Ingrédients pour 8 personnes

 

750g de farine

1 cuillère à soupe de levure de boulanger

120g de beurre

25cl de lait

10 cuillères à soupe de sucre

2 œufs

1 zeste de citron

3 cuillères à soupe de raisins secs

6 cuillères à soupe d’amandes effilées 

 

Recette

 

Hydratez la levure de boulanger en la mélangeant à une cuillère à soupe d’eau tiède dans un saladier. Ajoutez-y le lait tiédi et le jaune d’œuf. Mélangez. Incorporez le beurre que vous aurez laissé ramollir, le sucre et une pincée de sel. Mélangez bien. Ajoutez ensuite la farine, et pétrissez le mélange à la main environ 15 minutes pour obtenir une boule compacte. Ajoutez les raisins secs, le zeste de citron râpé et les amandes.
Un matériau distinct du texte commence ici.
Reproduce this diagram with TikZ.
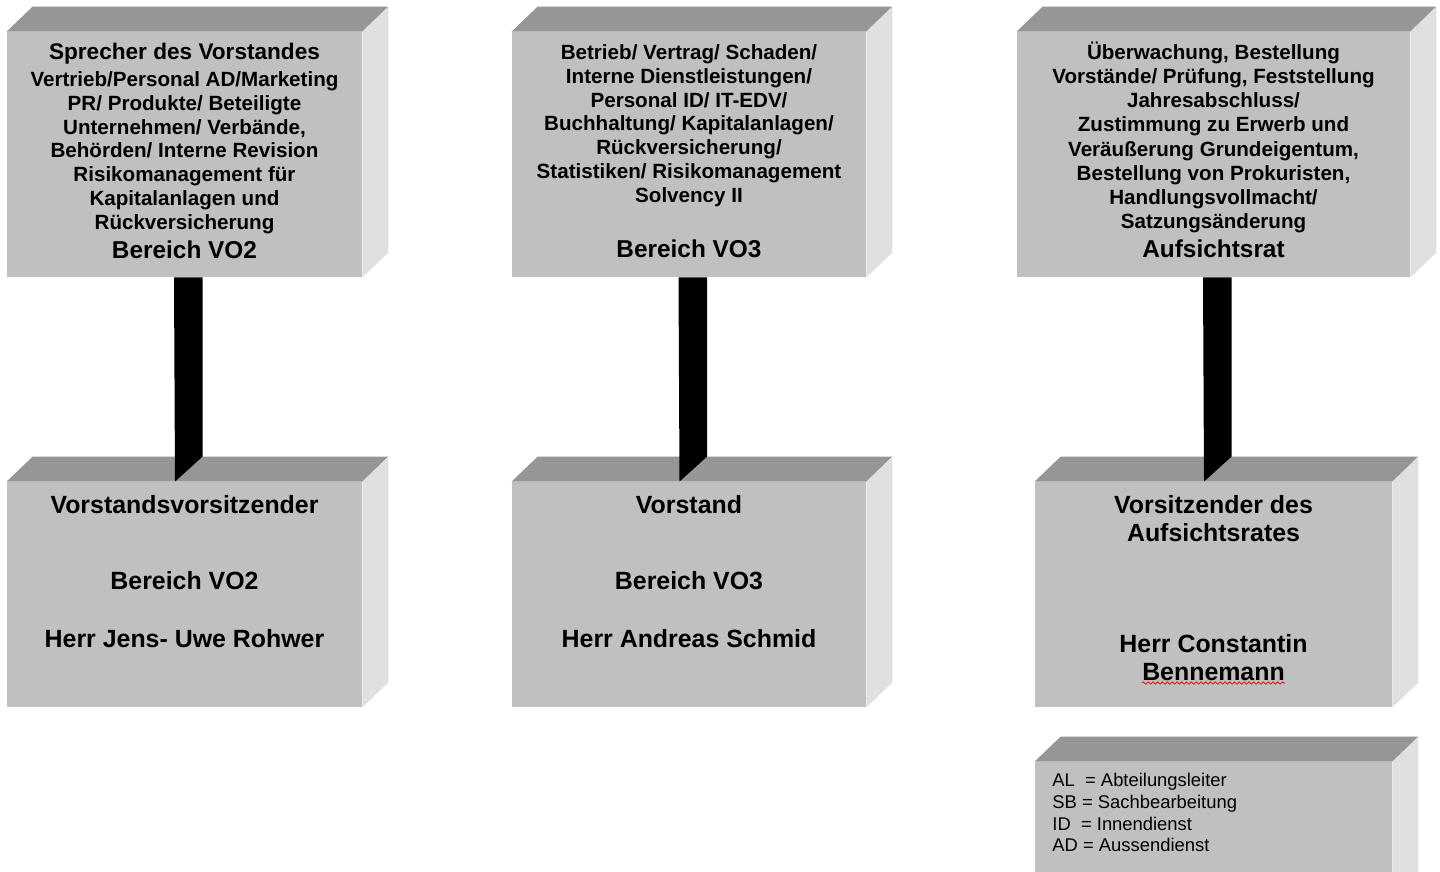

Pétrissez à nouveau pour bien les incorporer. Couvrez le saladier avec un linge et laissez la pâte lever pendant une heure. Elle doit doubler de volume.

 

Divisez-la ensuite en six boules : chacune vous permettra de former des bandes d’environ 40 cm de long. Sur une plaque de cuisson recouverte de papier sulfurisé, formez deux tresses. Couvrez-les d’un linge, et laissez-les lever encore une heure. Avec un pinceau, vous pouvez les badigeonner d’un œuf battu pour qu’elles soient dorées. 

Mettez-les au four (préchauffé à 200°C) pendant 15 minutes, puis baissez la température à 180°C et laissez-les cuire 30 minutes.

Vous pouvez les décorer avec du sucre glace, ou ce que vous préférez.